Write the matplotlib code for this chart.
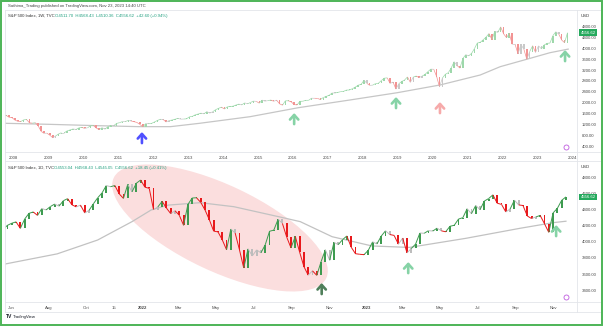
import numpy as np
import pandas as pd
import matplotlib
matplotlib.use("Agg")
import matplotlib.pyplot as plt
import matplotlib.dates as mdates
from matplotlib.patches import Ellipse, Rectangle
from matplotlib.lines import Line2D
from matplotlib.collections import LineCollection
from matplotlib.transforms import IdentityTransform, blended_transform_factory, Bbox, TransformedBbox

W, H = 603, 326
FONT = "Liberation Sans"

# ---- top panel: S&P 500 monthly closes, Sep 2007 .. Nov 2023
top_start = "2007-09-01"
top_close = [
    1527, 1549, 1481, 1468,
    1379, 1331, 1323, 1386, 1400, 1280, 1267, 1283, 1166, 969, 896, 903,
    826, 735, 798, 873, 919, 919, 987, 1021, 1057, 1036, 1096, 1115,
    1074, 1104, 1169, 1187, 1089, 1031, 1102, 1049, 1141, 1183, 1181, 1258,
    1286, 1327, 1326, 1364, 1345, 1321, 1292, 1219, 1131, 1253, 1247, 1258,
    1312, 1366, 1408, 1398, 1310, 1362, 1379, 1407, 1441, 1412, 1416, 1426,
    1498, 1515, 1569, 1598, 1631, 1606, 1686, 1633, 1682, 1757, 1806, 1848,
    1783, 1859, 1872, 1884, 1924, 1960, 1931, 2003, 1972, 2018, 2068, 2059,
    1995, 2105, 2068, 2086, 2107, 2063, 2104, 1972, 1920, 2079, 2080, 2044,
    1940, 1932, 2060, 2065, 2097, 2099, 2174, 2171, 2168, 2126, 2199, 2239,
    2279, 2364, 2363, 2384, 2412, 2423, 2470, 2472, 2519, 2575, 2648, 2674,
    2824, 2714, 2641, 2648, 2705, 2718, 2816, 2902, 2914, 2712, 2760, 2507,
    2704, 2784, 2834, 2946, 2752, 2942, 2980, 2926, 2977, 3038, 3141, 3231,
    3226, 2954, 2585, 2912, 3044, 3100, 3271, 3500, 3363, 3270, 3622, 3756,
    3714, 3811, 3973, 4181, 4204, 4298, 4395, 4523, 4308, 4605, 4567, 4766,
    4516, 4374, 4530, 4132, 4132, 3785, 4130, 3955, 3586, 3872, 4080, 3840,
    4077, 3970, 4109, 4169, 4180, 4450, 4589, 4508, 4288, 4194, 4557,
]
top_ma_dates = ["2007-10-03", "2009-01-01", "2010-06-01", "2011-08-01", "2012-07-01",
                "2013-05-01", "2014-10-10", "2016-03-01", "2017-08-20", "2018-12-30",
                "2020-03-20", "2021-05-15", "2021-12-10", "2022-10-20", "2023-05-15",
                "2023-11-22"]
top_ma = [1262, 1225, 1175, 1140, 1140, 1262, 1502, 1830, 2109, 2375,
          2655, 3018, 3320, 3625, 3829, 3960]
top_years = list(range(2008, 2025))
top_prices = list(range(400, 4801, 400))
top_arrow_dates = ["2011-09-05", "2016-01-15", "2018-12-16", "2020-03-20", "2023-10-20"]
top_arrow_prices = [945, 1636, 2218, 2036, 3927]
top_arrow_colors = ["#5050ff", "#86d3a6", "#86d3a6", "#f6aaaa", "#86d3a6"]

# ---- bottom panel: S&P 500 weekly closes, May 2021 .. Nov 2023
bot_first_friday = "2021-05-21"
bot_close = [
    4156, 4204, 4230, 4247, 4166, 4281, 4352, 4370, 4327, 4412,
    4395, 4437, 4468, 4442, 4509, 4535, 4459, 4433, 4455, 4357,
    4391, 4471, 4545, 4605, 4697, 4683, 4698, 4595, 4538, 4712,
    4620, 4726, 4766,
    4677, 4663, 4398, 4432, 4501, 4419, 4349, 4385, 4329, 4204,
    4463, 4543, 4546, 4488, 4393, 4272, 4132, 4123, 4024, 3901,
    4158, 4109, 3901, 3675, 3912, 3825, 3899, 3863, 3962, 4130,
    4145, 4280, 4228, 4058, 3924, 4067, 3873, 3693, 3586, 3640,
    3583, 3753, 3901, 3771, 3993, 3965, 4026, 4072, 3934, 3852,
    3845, 3840,
    3895, 3999, 3973, 4070, 4136, 4090, 4079, 3970, 4046, 3862,
    3917, 3971, 4109, 4105, 4138, 4133, 4169, 4136, 4124, 4192,
    4205, 4282, 4299, 4410, 4348, 4450, 4399, 4505, 4536, 4582,
    4478, 4464, 4370, 4406, 4516, 4457, 4450, 4320, 4288, 4308,
    4327, 4224, 4117, 4358, 4415, 4514, 4557,
]
bot_ma_dates = ["2021-05-22", "2021-08-15", "2021-10-20", "2021-12-15", "2022-01-15",
                "2022-02-12", "2022-04-05", "2022-05-30", "2022-08-15", "2022-09-15",
                "2022-11-06", "2023-01-10", "2023-03-12", "2023-06-12", "2023-09-08",
                "2023-11-01", "2023-11-22"]
bot_ma = [3724, 3850, 4022, 4250, 4394, 4455, 4485, 4435, 4304, 4250,
          4063, 3948, 3930, 4043, 4167, 4237, 4255]
bot_tick_dates = ["2021-06-01", "2021-08-01", "2021-10-01", "2021-11-15", "2022-01-01",
                  "2022-03-01", "2022-05-01", "2022-07-01", "2022-09-01", "2022-11-01",
                  "2023-01-01", "2023-03-01", "2023-05-01", "2023-07-01", "2023-09-01",
                  "2023-11-01"]
bot_tick_labels = ["Jun", "Aug", "Oct", "15", "2022", "Mar", "May", "Jul", "Sep", "Nov",
                   "2023", "Mar", "May", "Jul", "Sep", "Nov"]
bot_prices = list(range(3400, 4801, 200))
bot_arrow_dates = ["2022-10-20", "2023-03-10", "2023-11-06"]
bot_arrow_prices = [3489, 3749, 4208]
bot_arrow_colors = ["#4f7f5a", "#86d3a6", "#86d3a6"]

last_price = 4556.62


def box(l, t, r, b):
    return [l / W, 1 - b / H, (r - l) / W, (b - t) / H]


def fx(x):
    return x / W


def fy(y):
    return 1 - y / H


def num(d):
    return mdates.date2num(pd.to_datetime(d))


def candles(ax, x, closes, width, cols, min_h, link_lw):
    c = np.array(closes, float)
    o, cl = c[:-1], c[1:]
    diff = cl - o
    ch2 = np.r_[diff[0], cl[1:] - c[:-2]]
    col = np.where((diff > 0) & (ch2 > 0), cols[0],
                   np.where((diff < 0) & (ch2 < 0), cols[1], cols[2]))
    h = np.maximum(np.abs(diff), min_h)
    ax.bar(x[1:], h, bottom=np.minimum(o, cl), width=width, color=col,
           linewidth=0, zorder=3)
    # thin links from one bar to the next, like the wicks of the finer bars
    segs = [[(x[i], o[i]), (x[i + 1], cl[i])] for i in range(len(cl))]
    ax.add_collection(LineCollection(segs, colors=col, linewidths=link_lw, zorder=3))


def arrows(ax, dates, prices, colors):
    for d, p, c in zip(dates, prices, colors):
        ax.annotate("", xy=(num(d), p), xytext=(0, -8), textcoords="offset points",
                    arrowprops=dict(arrowstyle="->,head_length=0.33,head_width=0.3",
                                    color=c, lw=1.9, shrinkA=0, shrinkB=0),
                    zorder=5)


def style_axis(ax, prices, ylim, xlim):
    ax.set_xlim(xlim)
    ax.set_ylim(ylim)
    for s in ax.spines.values():
        s.set_visible(False)
    ax.yaxis.tick_right()
    ax.set_yticks(prices)
    ax.set_yticklabels([f"{p:.2f}" for p in prices])
    ax.tick_params(axis="both", length=0, labelsize=3.1, colors="#4a4a4a")
    ax.tick_params(axis="y", pad=3.2)
    ax.tick_params(axis="x", pad=3.0)
    for t in ax.get_xticklabels() + ax.get_yticklabels():
        t.set_fontfamily(FONT)


def tag(ax, price):
    tr = blended_transform_factory(ax.transAxes, ax.transData)
    ax.annotate(f"{price:.2f}", xy=(1, price), xycoords=tr, xytext=(2.6, 0),
                textcoords="offset points", ha="left", va="center", fontsize=3.1,
                color="white", family=FONT, annotation_clip=False, zorder=6,
                bbox=dict(boxstyle="square,pad=0.3", fc="#25a95d", ec="none"))


fig = plt.figure(figsize=(W / 100, H / 100), dpi=100)
fig.patch.set_facecolor("white")

ax1 = fig.add_axes(box(5, 10, 577, 152))
ax2 = fig.add_axes(box(5, 161, 577, 302))

# top panel
tx = num(pd.date_range(top_start, periods=len(top_close), freq="MS")) + 14
candles(ax1, tx, top_close, 16, ("#9ed8ab", "#f29393", "#c9c9c9"), 22, 0.5)
ax1.plot(num(top_ma_dates), top_ma, color="#c6c6c6", lw=0.9, zorder=2)
arrows(ax1, top_arrow_dates, top_arrow_prices, top_arrow_colors)
style_axis(ax1, top_prices, (218, 5382), (num("2007-10-03"), num("2024-02-22")))
ax1.set_xticks(num([f"{y}-01-01" for y in top_years]))
ax1.set_xticklabels([str(y) for y in top_years])
for t in ax1.get_xticklabels():
    t.set_fontfamily(FONT)
clip = TransformedBbox(Bbox([[0, -0.3], [1.0, 1.0]]), ax1.transAxes)
for t in ax1.get_xticklabels():
    t.set_clip_box(clip)
    t.set_clip_on(True)
tag(ax1, last_price)

# bottom panel
bx = num(pd.date_range(bot_first_friday, periods=len(bot_close), freq="W-FRI")) - 2
ell = Ellipse((220, H - 228), 235, 86, angle=-25.3, transform=IdentityTransform(),
              facecolor="#fbdede", edgecolor="none", zorder=1)
ax2.add_patch(ell)
candles(ax2, bx, bot_close, 3.0, ("#3e9b50", "#e8191c", "#bdbdbd"), 9, 0.7)
ax2.plot(num(bot_ma_dates), bot_ma, color="#c2c2c2", lw=0.9, zorder=2)
arrows(ax2, bot_arrow_dates, bot_arrow_prices, bot_arrow_colors)
style_axis(ax2, bot_prices, (3253, 5002), (num("2021-05-22"), num("2023-12-10")))
ax2.set_xticks(num(bot_tick_dates))
ax2.set_xticklabels(bot_tick_labels)
for t in ax2.get_xticklabels():
    t.set_fontfamily(FONT)
    if t.get_text() in ("2022", "2023"):
        t.set_fontweight("bold")
tag(ax2, last_price)

# small event icons
for ax in (ax1, ax2):
    ax.plot([0.981], [0.035], transform=ax.transAxes, marker="o", ms=3.6,
            mfc="white", mec="#c05ce0", mew=0.6, zorder=6, clip_on=False)

# separators and frame
sep = "#e3e5ea"
for y in (10, 152, 161, 302, 312):
    fig.add_artist(Line2D([fx(5), fx(600)], [fy(y), fy(y)], color=sep, lw=0.6))
fig.add_artist(Line2D([fx(577), fx(577)], [fy(10), fy(312)], color=sep, lw=0.6))
fig.add_artist(Line2D([fx(5), fx(5)], [fy(10), fy(312)], color=sep, lw=0.6))
fig.add_artist(Rectangle((0.8 / W, 0.8 / H), (W - 1.6) / W, (H - 1.6) / H,
                         transform=fig.transFigure, fill=False, ec="#4db457", lw=1.4))

# texts
fig.text(fx(8), fy(6), "Sathima_Trading published on TradingView.com, Nov 23, 2023 14:40 UTC",
         fontsize=3.1, color="#444444", va="center", family=FONT)
hdr_vals = "O4511.70  H4568.43  L4510.36  C4556.62  +42.60 (+0.94%)"
fig.text(fx(8), fy(16), "S&P 500 Index, 1W, TVC", fontsize=3.1, color="#333333",
         va="center", family=FONT)
fig.text(fx(55), fy(16), hdr_vals, fontsize=3.1, color="#1f9f7f", va="center", family=FONT)
fig.text(fx(8), fy(168), "S&P 500 Index, 1D, TVC", fontsize=3.1, color="#333333",
         va="center", family=FONT)
fig.text(fx(54), fy(168), "O4553.04  H4568.43  L4545.05  C4556.62  +18.45 (+0.41%)",
         fontsize=3.1, color="#1f9f7f", va="center", family=FONT)
fig.text(fx(581), fy(16), "USD", fontsize=3.1, color="#333333", va="center", family=FONT)
fig.text(fx(581), fy(167), "USD", fontsize=3.1, color="#333333", va="center", family=FONT)
fig.text(fx(6), fy(317), "TV", fontsize=3.6, color="#131722", va="center",
         family=FONT, fontweight="bold")
fig.text(fx(13), fy(317), "TradingView", fontsize=3.1, color="#131722", va="center",
         family=FONT)

fig.savefig("out.png", dpi=100)
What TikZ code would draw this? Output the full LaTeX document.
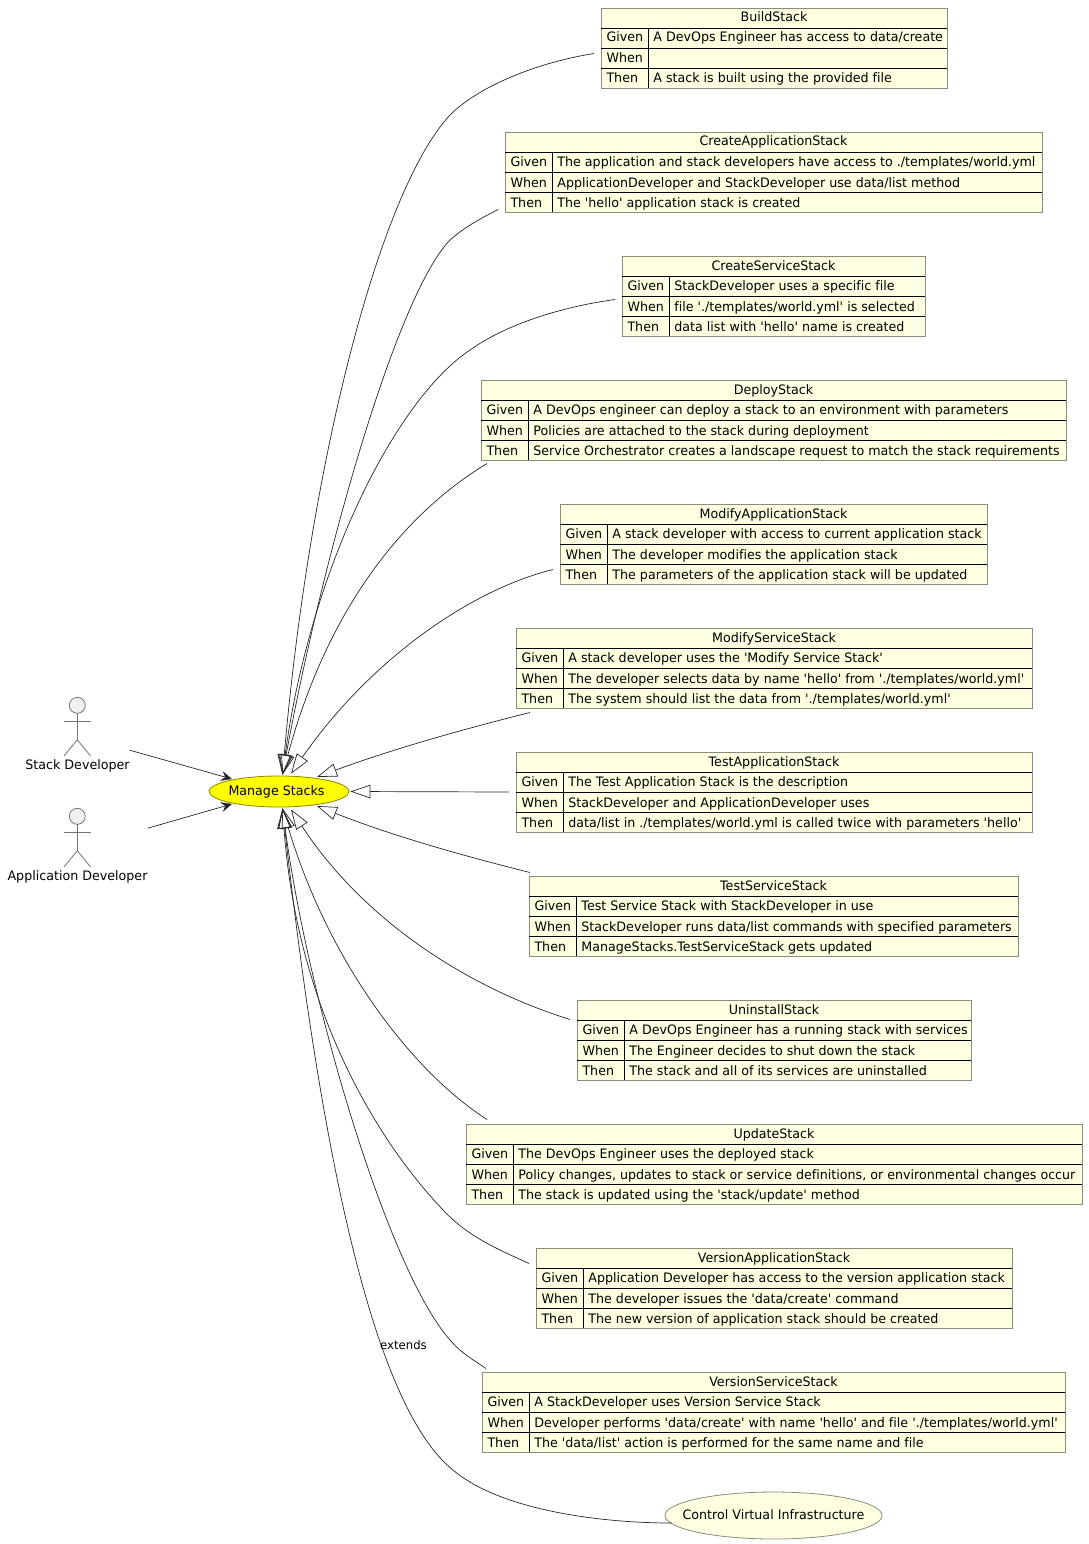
\documentclass[tikz,border=0pt]{standalone}
\usepackage{fontspec}
\newfontfamily\umlfont[Ligatures=NoCommon,FakeStretch=0.974]{DejaVu Sans}
\usetikzlibrary{shapes.geometric}
\usetikzlibrary{arrows.meta}
\definecolor{tablefill}{HTML}{FEFEE0}
\definecolor{tableborder}{HTML}{8C8C7C}
\definecolor{managefill}{RGB}{255,255,0}
\tikzset{
	umltext/.style={font=\umlfont\fontsize{13}{15}\selectfont, inner sep=0pt},
	tablebox/.style={draw=tableborder, fill=tablefill, line width=1pt, minimum height=80pt, inner sep=0pt, anchor=north west},
	rowline/.style={draw=black, line width=0.8pt},
	extendsline/.style={draw=black!85, line width=0.7pt, -{Triangle[open,length=20pt,width=13.5pt]}},
	assocline/.style={draw=black!85, line width=0.7pt, -{Stealth[length=11pt,width=10pt,inset=4pt]}},
	actorline/.style={draw=black!55, line width=0.8pt},
}
\newcommand{\stacktable}[8]{
	\node[tablebox, minimum width={#3pt-#2pt}] (#1) at (#2,#4) {};
	\foreach \rowy in {20,40,60}
		\draw[rowline] (#2,{#4+\rowy}) -- (#3,{#4+\rowy});
	\draw[rowline] ({#2+47},{#4+20}) -- ({#2+47},{#4+80});
	\node[umltext, anchor=base] (#1title) at ({(#2+#3)/2},{#4+14}) {#5};
	\node[umltext, anchor=base west] (#1givenlabel) at ({#2+5.3},{#4+34}) {Given};
	\node[umltext, anchor=base west] (#1whenlabel) at ({#2+5.3},{#4+55}) {When};
	\node[umltext, anchor=base west] (#1thenlabel) at ({#2+5.3},{#4+75}) {Then};
	\node[umltext, anchor=base west] (#1given) at ({#2+52.2},{#4+34}) {#6};
	\node[umltext, anchor=base west] (#1when) at ({#2+52.2},{#4+55}) {#7};
	\node[umltext, anchor=base west] (#1then) at ({#2+52.2},{#4+75}) {#8};
}
\newcommand{\actorfigure}[4]{
	\draw[actorline, fill=black!6] (#2,{#3+8}) circle (8pt);
	\draw[actorline] (#2,{#3+16}) -- (#2,{#3+42.5});
	\draw[actorline] ({#2-13.2},{#3+24}) -- ({#2+13.2},{#3+24});
	\draw[actorline] ({#2-13.2},{#3+58.5}) -- (#2,{#3+42.5}) -- ({#2+13.2},{#3+58.5});
	\node[umltext, anchor=base] (#1) at ({#2+0.2},{#3+72.5}) {#4};
}
\begin{document}
\begin{tikzpicture}[x=1pt, y=-1pt]
	\useasboundingbox (0,0) rectangle (1088,1544);

	\stacktable{build}{601}{947}{8}{BuildStack}{A DevOps Engineer has access to data/create}{}{A stack is built using the provided file}
	\stacktable{createapp}{505}{1042}{132}{CreateApplicationStack}{The application and stack developers have access to ./templates/world.yml}{ApplicationDeveloper and StackDeveloper use data/list method}{The 'hello' application stack is created}
	\stacktable{createservice}{622}{925}{256}{CreateServiceStack}{StackDeveloper uses a specific file}{file './templates/world.yml' is selected}{data list with 'hello' name is created}
	\stacktable{deploy}{481}{1066}{380}{DeployStack}{A DevOps engineer can deploy a stack to an environment with parameters}{Policies are attached to the stack during deployment}{Service Orchestrator creates a landscape request to match the stack requirements}
	\stacktable{modifyapp}{560}{987}{504}{ModifyApplicationStack}{A stack developer with access to current application stack}{The developer modifies the application stack}{The parameters of the application stack will be updated}
	\stacktable{modifyservice}{516}{1032}{628}{ModifyServiceStack}{A stack developer uses the 'Modify Service Stack'}{The developer selects data by name 'hello' from './templates/world.yml'}{The system should list the data from './templates/world.yml'}
	\stacktable{testapp}{516}{1032}{752}{TestApplicationStack}{The Test Application Stack is the description}{StackDeveloper and ApplicationDeveloper uses}{data/list in ./templates/world.yml is called twice with parameters 'hello'}
	\stacktable{testservice}{529}{1018}{876}{TestServiceStack}{Test Service Stack with StackDeveloper in use}{StackDeveloper runs data/list commands with specified parameters}{ManageStacks.TestServiceStack gets updated}
	\stacktable{uninstall}{577}{971}{1000}{UninstallStack}{A DevOps Engineer has a running stack with services}{The Engineer decides to shut down the stack}{The stack and all of its services are uninstalled}
	\stacktable{update}{466}{1082}{1124}{UpdateStack}{The DevOps Engineer uses the deployed stack}{Policy changes, updates to stack or service definitions, or environmental changes occur}{The stack is updated using the 'stack/update' method}
	\stacktable{versionapp}{536}{1012}{1248}{VersionApplicationStack}{Application Developer has access to the version application stack}{The developer issues the 'data/create' command}{The new version of application stack should be created}
	\stacktable{versionservice}{482}{1065}{1372}{VersionServiceStack}{A StackDeveloper uses Version Service Stack}{Developer performs 'data/create' with name 'hello' and file './templates/world.yml'}{The 'data/list' action is performed for the same name and file}

	\node[umltext, shape=ellipse, draw=olive, fill=managefill, line width=0.8pt, minimum width=140pt, minimum height=31pt] (manage) at (279,791.5) {\makebox[0pt]{\kern-5pt Manage Stacks}};
	\node[umltext, shape=ellipse, draw=tableborder, fill=tablefill, line width=0.8pt, minimum width=217pt, minimum height=47pt] (control) at (773.5,1515.5) {\makebox[0pt]{\raisebox{2pt}{Control Virtual Infrastructure}}};

	\actorfigure{stackdev}{77.3}{697.3}{Stack Developer}
	\actorfigure{appdev}{77.3}{808.3}{Application Developer}

	\draw[assocline] ([shift={(0,-16)}]stackdev.east) -- ([shift={(-47,-12.5)}]manage.center);
	\draw[assocline] ([shift={(0,-49)}]appdev.east) -- ([shift={(-47,12.5)}]manage.center);

	\draw[extendsline] ([shift={(-7,5)}]build.west) .. controls (540,62) and (480,85) .. (450,115) .. controls (380,190) and (310,460) .. ([shift={(3.5,-1)}]manage.north);
	\draw[extendsline] ([shift={(-7,37)}]createapp.west) .. controls (480,219) and (466,226) .. (450,240) .. controls (396,296) and (322,560) .. ([shift={(3.5,-1)}]manage.north);
	\draw[extendsline] ([shift={(-7,3)}]createservice.west) .. controls (560,307) and (505,325) .. (470,350) .. controls (395,400) and (310,570) .. ([shift={(3.5,-1)}]manage.north);
	\draw[extendsline] ([shift={(6,43)}]deploy.west) .. controls (410,510) and (330,600) .. ([shift={(3.5,-1)}]manage.north);
	\draw[extendsline] ([shift={(-7,25)}]modifyapp.west) .. controls (470,590) and (370,660) .. ([shift={(12,-2)}]manage.north);
	\draw[extendsline] ([shift={(14,44)}]modifyservice.west) .. controls (460,730) and (390,750) .. ([shift={(38,-14.5)}]manage.center);
	\draw[extendsline] ([shift={(-7,-0.5)}]testapp.west) -- ([shift={(1,0)}]manage.east);
	\draw[extendsline] ([shift={(1,-44)}]testservice.west) .. controls (460,855) and (390,835) .. ([shift={(38,14.5)}]manage.center);
	\draw[extendsline] ([shift={(-7,-21)}]uninstall.west) .. controls (460,985) and (360,915) .. ([shift={(12,2)}]manage.south);
	\draw[extendsline] ([shift={(21,-45)}]update.west) .. controls (410,1070) and (328,960) .. ([shift={(3.5,1)}]manage.south);
	\draw[extendsline] ([shift={(-7,-25)}]versionapp.west) .. controls (500,1250) and (470,1238) .. (445,1212) .. controls (385,1150) and (298,1020) .. ([shift={(3.5,1)}]manage.south);
	\draw[extendsline] ([shift={(4,-44)}]versionservice.west) .. controls (474,1360) and (462,1354) .. (450,1340) .. controls (388,1270) and (308,1000) .. ([shift={(3.5,1)}]manage.south);
	\draw[extendsline] ([shift={(7,7.5)}]control.west) .. controls (600,1523) and (500,1510) .. (453,1470) .. controls (365,1400) and (315,1100) .. ([shift={(3.5,1)}]manage.south);

	\node[umltext, font=\umlfont\fontsize{12}{14}\selectfont] (extendslabel) at (403.5,1345) {extends};
\end{tikzpicture}
\end{document}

### [TASK GOAL]
Begin at the first line of the data above and repeat each line exactly, stopping after the line containing "from matplotlib.transforms import". Omit the pictures.

### [RESULT OF THIS EXERCISE]
Write the matplotlib code for this chart.
import numpy as np
import pandas as pd
import matplotlib
matplotlib.use("Agg")
import matplotlib.pyplot as plt
import matplotlib.dates as mdates
from matplotlib.patches import Ellipse, Rectangle
from matplotlib.lines import Line2D
from matplotlib.collections import LineCollection
from matplotlib.transforms import IdentityTransform, blended_transform_factory, Bbox, TransformedBbox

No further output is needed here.